Source code of charts:
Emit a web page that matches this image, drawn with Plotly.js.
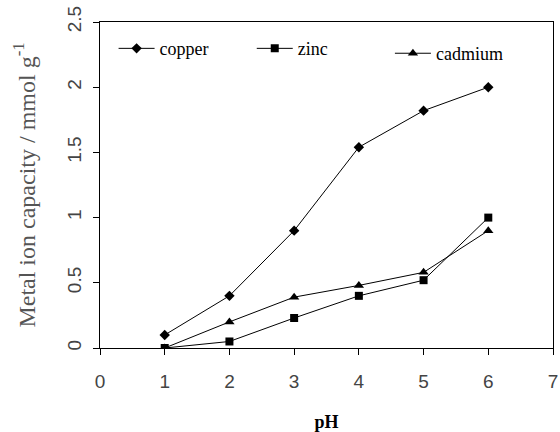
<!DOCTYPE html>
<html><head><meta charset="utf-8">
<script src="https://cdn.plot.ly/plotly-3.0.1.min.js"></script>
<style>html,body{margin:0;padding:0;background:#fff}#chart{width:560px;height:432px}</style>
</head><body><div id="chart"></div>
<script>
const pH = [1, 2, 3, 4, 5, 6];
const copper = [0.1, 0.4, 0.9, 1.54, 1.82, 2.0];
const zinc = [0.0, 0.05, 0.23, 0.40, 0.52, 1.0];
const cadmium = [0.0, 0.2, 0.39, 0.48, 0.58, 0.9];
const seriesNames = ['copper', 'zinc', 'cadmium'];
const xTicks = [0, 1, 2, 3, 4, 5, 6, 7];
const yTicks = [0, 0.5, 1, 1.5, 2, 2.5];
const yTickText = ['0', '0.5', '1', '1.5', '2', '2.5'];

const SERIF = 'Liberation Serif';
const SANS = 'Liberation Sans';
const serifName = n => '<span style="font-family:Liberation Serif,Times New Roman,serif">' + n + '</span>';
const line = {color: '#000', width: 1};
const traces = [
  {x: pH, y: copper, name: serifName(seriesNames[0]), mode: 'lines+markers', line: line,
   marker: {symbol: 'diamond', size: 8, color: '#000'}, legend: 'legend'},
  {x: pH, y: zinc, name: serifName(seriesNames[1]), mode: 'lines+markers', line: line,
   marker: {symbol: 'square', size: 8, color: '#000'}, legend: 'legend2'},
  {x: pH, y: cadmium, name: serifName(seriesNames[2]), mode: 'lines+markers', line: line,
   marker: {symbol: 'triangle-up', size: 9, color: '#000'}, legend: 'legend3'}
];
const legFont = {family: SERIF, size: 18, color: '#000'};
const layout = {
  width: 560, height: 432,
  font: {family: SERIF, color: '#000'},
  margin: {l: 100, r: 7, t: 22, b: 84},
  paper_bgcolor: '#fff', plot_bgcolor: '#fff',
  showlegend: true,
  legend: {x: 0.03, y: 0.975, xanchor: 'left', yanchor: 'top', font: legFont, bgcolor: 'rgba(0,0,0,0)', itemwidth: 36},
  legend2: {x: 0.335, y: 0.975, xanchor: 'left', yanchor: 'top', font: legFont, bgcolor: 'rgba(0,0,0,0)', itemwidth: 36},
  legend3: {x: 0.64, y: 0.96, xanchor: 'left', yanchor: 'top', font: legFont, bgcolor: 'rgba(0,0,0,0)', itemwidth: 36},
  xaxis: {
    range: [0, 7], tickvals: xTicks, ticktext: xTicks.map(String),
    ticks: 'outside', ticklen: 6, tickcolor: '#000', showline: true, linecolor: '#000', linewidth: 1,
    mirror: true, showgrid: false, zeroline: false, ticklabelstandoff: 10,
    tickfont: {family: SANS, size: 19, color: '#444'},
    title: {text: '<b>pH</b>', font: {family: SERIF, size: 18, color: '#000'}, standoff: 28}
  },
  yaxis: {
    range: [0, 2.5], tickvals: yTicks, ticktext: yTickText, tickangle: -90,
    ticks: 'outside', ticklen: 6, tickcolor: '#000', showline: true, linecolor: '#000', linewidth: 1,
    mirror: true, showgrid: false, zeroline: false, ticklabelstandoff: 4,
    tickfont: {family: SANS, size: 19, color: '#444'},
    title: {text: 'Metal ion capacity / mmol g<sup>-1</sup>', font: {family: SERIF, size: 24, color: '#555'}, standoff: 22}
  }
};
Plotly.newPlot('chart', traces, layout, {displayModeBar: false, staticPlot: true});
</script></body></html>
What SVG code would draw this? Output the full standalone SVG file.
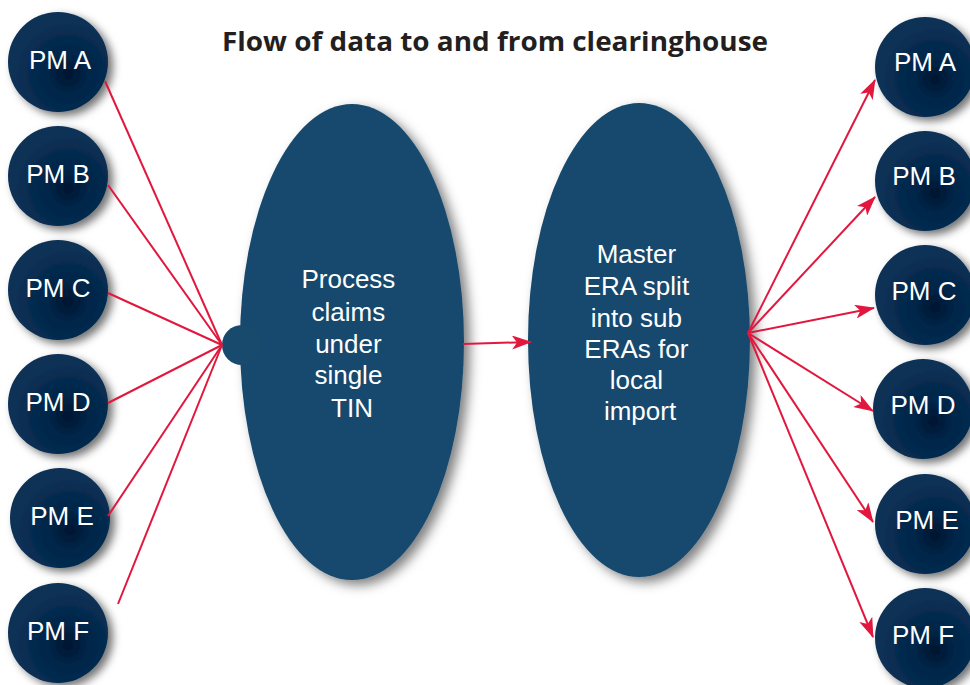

▶ **WRITTEN EXERCISE**
Write out again exactly the lines from the start of the data above through the line containing "const yTickText = ['0', '0.5', '1', '1.5', '2', '2.5'];", inclusive, excluding any pictures.

▶ **ANSWER TO THE TASK**
Emit a web page that matches this image, drawn with Plotly.js.
<!DOCTYPE html>
<html><head><meta charset="utf-8">
<script src="https://cdn.plot.ly/plotly-3.0.1.min.js"></script>
<style>html,body{margin:0;padding:0;background:#fff}#chart{width:560px;height:432px}</style>
</head><body><div id="chart"></div>
<script>
const pH = [1, 2, 3, 4, 5, 6];
const copper = [0.1, 0.4, 0.9, 1.54, 1.82, 2.0];
const zinc = [0.0, 0.05, 0.23, 0.40, 0.52, 1.0];
const cadmium = [0.0, 0.2, 0.39, 0.48, 0.58, 0.9];
const seriesNames = ['copper', 'zinc', 'cadmium'];
const xTicks = [0, 1, 2, 3, 4, 5, 6, 7];
const yTicks = [0, 0.5, 1, 1.5, 2, 2.5];
const yTickText = ['0', '0.5', '1', '1.5', '2', '2.5'];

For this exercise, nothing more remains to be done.